__EXERCISE REQUIREMENTS__:
Scan the data that follows and count the lines with the string "matplotlib"; answer with the count alone.

== DATA SHOWN

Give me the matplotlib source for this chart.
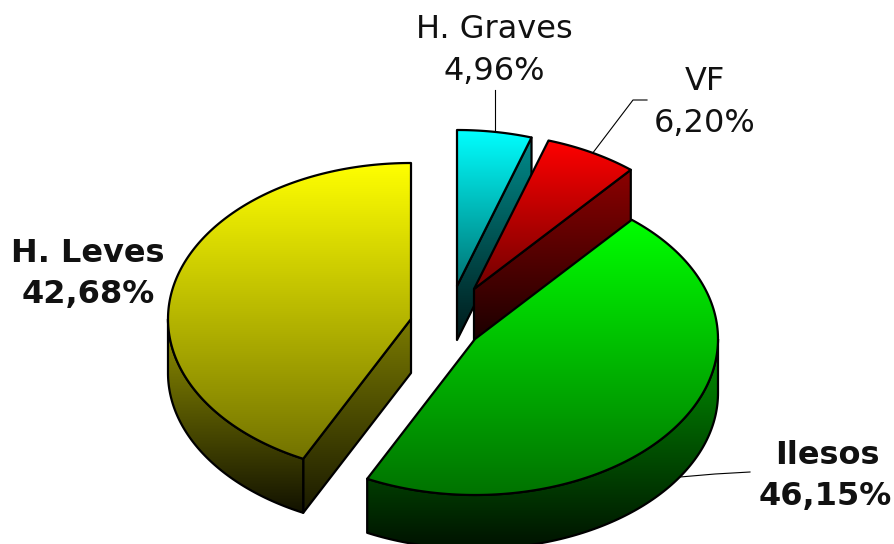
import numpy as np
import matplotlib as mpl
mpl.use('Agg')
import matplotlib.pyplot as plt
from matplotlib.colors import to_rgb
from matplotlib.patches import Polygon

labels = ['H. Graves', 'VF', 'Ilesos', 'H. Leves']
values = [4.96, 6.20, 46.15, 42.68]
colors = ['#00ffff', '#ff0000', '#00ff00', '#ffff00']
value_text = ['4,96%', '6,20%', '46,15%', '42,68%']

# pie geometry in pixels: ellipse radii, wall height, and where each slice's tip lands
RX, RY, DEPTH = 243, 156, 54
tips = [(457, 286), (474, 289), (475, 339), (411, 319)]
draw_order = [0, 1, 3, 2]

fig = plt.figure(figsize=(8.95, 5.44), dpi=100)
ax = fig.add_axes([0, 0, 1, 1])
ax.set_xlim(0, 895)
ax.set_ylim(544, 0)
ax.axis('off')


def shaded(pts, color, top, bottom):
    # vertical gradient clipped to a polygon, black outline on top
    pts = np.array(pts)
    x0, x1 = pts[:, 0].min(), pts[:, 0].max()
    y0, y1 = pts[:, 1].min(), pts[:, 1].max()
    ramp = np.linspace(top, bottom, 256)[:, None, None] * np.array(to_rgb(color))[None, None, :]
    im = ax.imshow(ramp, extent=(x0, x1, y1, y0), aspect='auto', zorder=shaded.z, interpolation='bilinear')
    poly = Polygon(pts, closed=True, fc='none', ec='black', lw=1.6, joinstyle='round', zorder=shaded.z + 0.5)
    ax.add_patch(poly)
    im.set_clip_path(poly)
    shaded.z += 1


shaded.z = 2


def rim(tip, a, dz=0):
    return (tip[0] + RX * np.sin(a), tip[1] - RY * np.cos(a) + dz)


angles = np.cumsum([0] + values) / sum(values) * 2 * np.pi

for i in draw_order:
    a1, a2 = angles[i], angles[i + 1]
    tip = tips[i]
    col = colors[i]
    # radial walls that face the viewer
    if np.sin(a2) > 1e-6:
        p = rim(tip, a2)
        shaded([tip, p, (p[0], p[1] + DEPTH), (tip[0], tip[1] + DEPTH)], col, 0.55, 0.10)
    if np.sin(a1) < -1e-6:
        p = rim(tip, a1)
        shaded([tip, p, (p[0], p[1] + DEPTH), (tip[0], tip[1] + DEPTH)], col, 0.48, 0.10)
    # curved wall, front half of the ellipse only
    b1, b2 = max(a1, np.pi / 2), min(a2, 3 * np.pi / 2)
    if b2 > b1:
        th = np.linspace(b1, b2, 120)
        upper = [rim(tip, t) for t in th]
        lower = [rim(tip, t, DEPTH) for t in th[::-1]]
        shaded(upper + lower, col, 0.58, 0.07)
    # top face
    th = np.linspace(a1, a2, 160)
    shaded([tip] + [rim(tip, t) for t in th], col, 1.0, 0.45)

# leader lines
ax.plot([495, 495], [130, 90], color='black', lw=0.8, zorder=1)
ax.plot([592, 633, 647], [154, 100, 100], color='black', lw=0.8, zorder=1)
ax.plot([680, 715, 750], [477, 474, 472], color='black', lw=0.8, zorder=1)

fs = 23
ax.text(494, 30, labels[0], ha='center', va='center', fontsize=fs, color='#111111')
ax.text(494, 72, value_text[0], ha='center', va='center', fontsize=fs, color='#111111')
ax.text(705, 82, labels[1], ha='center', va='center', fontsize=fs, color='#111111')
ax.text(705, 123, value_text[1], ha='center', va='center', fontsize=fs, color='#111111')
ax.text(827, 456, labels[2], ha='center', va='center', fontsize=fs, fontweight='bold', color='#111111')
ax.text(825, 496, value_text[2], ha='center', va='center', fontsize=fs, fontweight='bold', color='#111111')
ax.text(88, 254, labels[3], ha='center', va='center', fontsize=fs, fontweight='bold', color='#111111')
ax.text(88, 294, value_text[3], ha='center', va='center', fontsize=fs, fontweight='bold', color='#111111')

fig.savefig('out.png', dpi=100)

====

__RESULT OF THE TASK__:
5